Khoury News
From incarcerated to employed: Designing and teaching AI for dignified workforce re-entry
Saiph Savage has built her research career around uplifting workers through tech. Her latest project, which she presented at the Vatican in the fall, strives to prepare incarcerated people to re-enter a tech-driven workforce.
When Jesse Nava got his first laptop, he didn’t touch it for a year.
“I felt intimidated by that machine,” Nava said. “For two or three semesters, my laptop sat on my bunk, and I said, ‘I’ll just stick to pencil and paper.’ It seemed easier than trying to navigate even logging into a laptop.”
Nava — who is located in California — is one of more than 770,000 people in the United States serving prison sentences of 10 years or longer. Technology is unrecognizable compared with what it was when Nava was first incarcerated more than two decades ago, and he is determined that he and his peers leave prison with the digital skills they need to succeed.
That lived expertise is exactly why Saiph Savage, an assistant professor at Khoury College and director of the Civic AI Lab, invited Nava to co-design the High-Tech Career Reentry Path Project.
“My research lab focuses on creating AI systems that are not replacing workers, but rather giving them human dignity. For example, these individuals who have been removed from society — how do we give them an opportunity to find jobs they find fulfilling?” said Savage, whose previous work has included research tools to measure unpaid crowdsourced labor and intelligent interfaces to help government social workers better serve victims of domestic violence. “It’s all about redefining the future of AI so that it’s not marginalizing people more, but rather creating dignified experiences for humans.”
Under Savage’s leadership, and in collaboration with incarcerated project leaders like Nava, the High-Tech Career Reentry Path Project equips incarcerated and formerly incarcerated people with core digital skills like how to operate a laptop or apply for jobs online, as well as an understanding of how AI can support their return to the workforce. Participants also learn to use generative AI to carry out tasks like data mining and data visualization, and to support prediction and decision-making. These AI-enhanced digital skills let participants search for online tech jobs, while Northeastern-issued digital badges help demonstrate those skills to potential employers.
“After being incarcerated for so long, getting out into society and not understanding technology is very intimidating,” Nava said. “We’re trying to bridge that gap, to make people more marketable in a society that has moved forward in giant leaps since they’ve been incarcerated.”
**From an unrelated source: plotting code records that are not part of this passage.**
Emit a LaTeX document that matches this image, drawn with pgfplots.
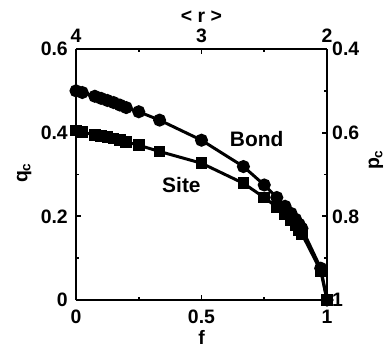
\documentclass[border=0pt]{standalone}
\usepackage{pgfplots}
\pgfplotsset{compat=1.18}
\usepackage{fontspec}
\setmainfont{Liberation Sans}
\newcommand{\bigf}{\fontsize{19.5}{22}\selectfont\bfseries}
\newcommand{\biggf}{\fontsize{21}{24}\selectfont\bfseries}
\begin{document}
\begin{tikzpicture}
\useasboundingbox (-76bp,-47bp) rectangle (313bp,300bp);
\pgfplotsset{
  common/.style={
    scale only axis, width=251bp, height=251bp,
    at={(0,0)}, anchor=south west,
    /pgf/number format/assume math mode=true,
    tick label style={font=\bigf, inner sep=0pt},
    label style={font=\bigf, inner sep=0pt},
    tick align=inside,
    major tick length=5bp, minor tick length=3bp,
    tick style={black, line width=1.8pt},
    axis line style={line width=2.6pt},
    minor tick num=1,
  }
}
\begin{axis}[common,
  xmin=0, xmax=1, ymin=0, ymax=0.6,
  xtick={0,0.5,1}, ytick={0,0.2,0.4,0.6},
  axis x line*=bottom, axis y line*=left,
  xlabel={f}, ylabel={q\textsubscript{c}},
  xticklabels={0,0.5,1},
  yticklabels={0,0.2,0.4,0.6},
  xticklabel style={anchor=north, yshift=-10bp},
  yticklabel style={anchor=east, xshift=-8bp},
  xlabel style={at={(axis description cs:0.5,0)}, anchor=north, yshift=-30bp},
  ylabel style={at={(axis description cs:-0.207,0.506)}, anchor=center},
]
\addplot[black, line width=3pt, mark=*, mark size=5bp] coordinates {
(0,0.500) (0.025,0.496) (0.075,0.487) (0.1,0.482) (0.125,0.477) (0.15,0.472)
(0.175,0.466) (0.2,0.460) (0.25,0.450) (0.333,0.430) (0.5,0.382) (0.667,0.319)
(0.75,0.275) (0.8,0.245) (0.833,0.224) (0.857,0.207) (0.875,0.193) (0.889,0.181)
(0.9,0.171) (0.975,0.076) (1,0)
};
\addplot[black, line width=3pt, mark=square*, mark size=4.3bp] coordinates {
(0,0.405) (0.025,0.401) (0.075,0.395) (0.1,0.392) (0.125,0.389) (0.15,0.386)
(0.175,0.382) (0.2,0.378) (0.25,0.370) (0.333,0.355) (0.5,0.327) (0.667,0.279)
(0.75,0.245) (0.8,0.222) (0.833,0.205) (0.857,0.191) (0.875,0.179) (0.889,0.168)
(0.9,0.158) (0.975,0.070) (1,0)
};
\node[font=\biggf] at (axis cs:0.72,0.385) {Bond};
\node[font=\biggf] at (axis cs:0.42,0.275) {Site};
\end{axis}
\begin{axis}[common,
  xmin=2, xmax=4, x dir=reverse,
  ymin=0.4, ymax=1, y dir=reverse,
  xtick={2,3,4}, ytick={0.4,0.6,0.8,1},
  xticklabels={2,3,4}, yticklabels={0.4,0.6,0.8,1},
  axis x line*=top, axis y line*=right,
  xlabel={< r >}, ylabel={p\textsubscript{c}},
  xticklabel style={anchor=south, yshift=6bp},
  yticklabel style={anchor=west, xshift=5bp},
  xlabel style={at={(axis description cs:0.5,1)}, anchor=center, yshift=32bp},
  ylabel style={at={(axis description cs:1.195,0.558)}, anchor=center},
]
\end{axis}
\end{tikzpicture}
\end{document}
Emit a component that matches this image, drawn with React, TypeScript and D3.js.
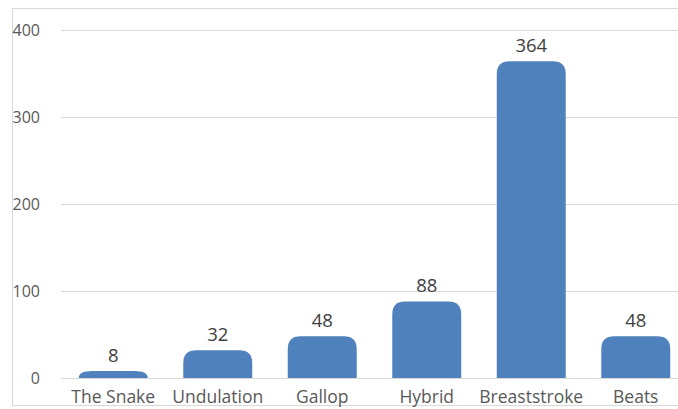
import React, { useEffect, useRef } from "react";
import * as d3 from "d3";

const categories = ["The Snake", "Undulation", "Gallop", "Hybrid", "Breaststroke", "Beats"];
const values = [8, 32, 48, 88, 364, 48];
const yTicks = [0, 100, 200, 300, 400];

const App = () => {
  const svgRef = useRef<SVGSVGElement | null>(null);

  useEffect(() => {
    const width = 678;
    const height = 409;
    const font = "Open Sans, sans-serif";

    const x = d3.scaleBand().domain(categories).range([61, 688]).paddingInner(0.34).paddingOuter(0.17);
    const y = d3.scaleLinear().domain([0, 400]).range([378, 30]);

    const svg = d3.select(svgRef.current);
    svg.selectAll("*").remove();
    svg.attr("width", width).attr("height", height);

    // Chart frame
    svg
      .append("rect")
      .attr("x", 12.5)
      .attr("y", 8.5)
      .attr("width", 700)
      .attr("height", 397)
      .attr("fill", "#fff")
      .attr("stroke", "#D9D9D9")
      .attr("stroke-width", 1);

    // Gridlines
    svg
      .selectAll(".grid")
      .data(yTicks)
      .enter()
      .append("line")
      .attr("x1", 61)
      .attr("x2", width)
      .attr("y1", (d) => Math.round(y(d)) + 0.5)
      .attr("y2", (d) => Math.round(y(d)) + 0.5)
      .attr("stroke", "#D9D9D9")
      .attr("stroke-width", 1.2);

    // Y tick labels
    svg
      .selectAll(".ytick")
      .data(yTicks)
      .enter()
      .append("text")
      .attr("x", 40)
      .attr("y", (d) => y(d))
      .attr("dy", "0.35em")
      .attr("text-anchor", "end")
      .style("font-family", font)
      .style("font-size", "16px")
      .style("fill", "#595959")
      .text((d) => d);

    // Bars with rounded tops
    const r = 13;
    svg
      .selectAll(".bar")
      .data(values)
      .enter()
      .append("path")
      .attr("fill", "#4F81BD")
      .attr("d", (d, i) => {
        const x0 = x(categories[i])!;
        const w = x.bandwidth();
        const y0 = y(0);
        const y1 = y(d);
        const rr = Math.min(r, w / 2);
        const ry = Math.min(rr, y0 - y1);
        return `M${x0},${y0} L${x0},${y1 + ry} Q${x0},${y1} ${x0 + rr},${y1} L${x0 + w - rr},${y1} Q${x0 + w},${y1} ${x0 + w},${y1 + ry} L${x0 + w},${y0} Z`;
      });

    // Value labels
    svg
      .selectAll(".val")
      .data(values)
      .enter()
      .append("text")
      .attr("x", (_, i) => x(categories[i])! + x.bandwidth() / 2)
      .attr("y", (d) => y(d) - 9)
      .attr("text-anchor", "middle")
      .style("font-family", font)
      .style("font-size", "18.5px")
      .style("fill", "#404040")
      .text((d) => d);

    // Category labels
    svg
      .selectAll(".cat")
      .data(categories)
      .enter()
      .append("text")
      .attr("x", (d) => x(d)! + x.bandwidth() / 2)
      .attr("y", 403)
      .attr("text-anchor", "middle")
      .style("font-family", font)
      .style("font-size", "17.5px")
      .style("fill", "#595959")
      .text((d) => d);
  }, []);

  return (
    <div style={{ position: "absolute", left: 0, top: 0 }}>
      <svg ref={svgRef} style={{ display: "block" }}></svg>
    </div>
  );
};

export default App;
Supported by a grant from the Department of Justice, the project serves currently incarcerated people who are preparing to return to society across Massachusetts, especially those planning to live in Boston. After release, participants continue working with Savage through the Community Justice Support Center in Roxbury, where she and her team collaborate with Vincent Lorenti, director of the Massachusetts probation service, and Goldie Aime, project coordinator of the High-Tech Career Reentry Path Project.
Savage’s work is not the first effort to teach tech skills in prison, but earlier programs often failed because incarcerated people were not involved in creating them. By contrast, Savage’s research often combines participatory design with human-centered AI. It’s her relationships with member–researchers like Nava that provide methods and structure to her goal of redirecting the benefits of technology away from powerful institutions and toward underserved communities.
“Creating human-centered AI research takes a lot of time, and it’s important for Khoury students interested in human-centered AI to recognize that we need to include everyone in the design,” Savage said.

In mid-October, Savage presented the pilot program at Digital Rerum Novarum, the Vatican’s two-day seminar on AI for peace, social justice, and human development. Inspired by Pope Leo XIII’s 1891 Rerum Novarum on workers’ rights during the Industrial Revolution, the interfaith event brought together global experts and faith leaders.
“We all came together to have deep conversations about what the future of AI should look like to ensure dignified futures for people,” Savage said. “Big tech doesn’t make enough profit if they’re designing tools for prisoners, so they don’t necessarily have to care about that population. But the church — thinking about us as humans and about creating dignified experiences for people — has the opportunity to care about what that technology should look like.”
The conversations will continue through the Global AI for Good Network, led by Argentine global governance expert Gustavo Beliz, which Savage encourages Northeastern scholars interested in AI and justice to join. She is excited to continue building AI for good, especially with workers who have historically been excluded from conversations on how AI systems should look.
And for people in the Massachusetts Department of Corrections interested in tech, Nava strongly encourages taking part in the High-Tech Career Reentry Path Project.
“This program means getting out of prison and not feeling like I lost 25 years, because I’m finally up to par in technical literacy,” Nava said. “We want participants who take responsibility and are ready to change — and we deeply value people like Dr. Savage who believe in our journey of redemption and growth.”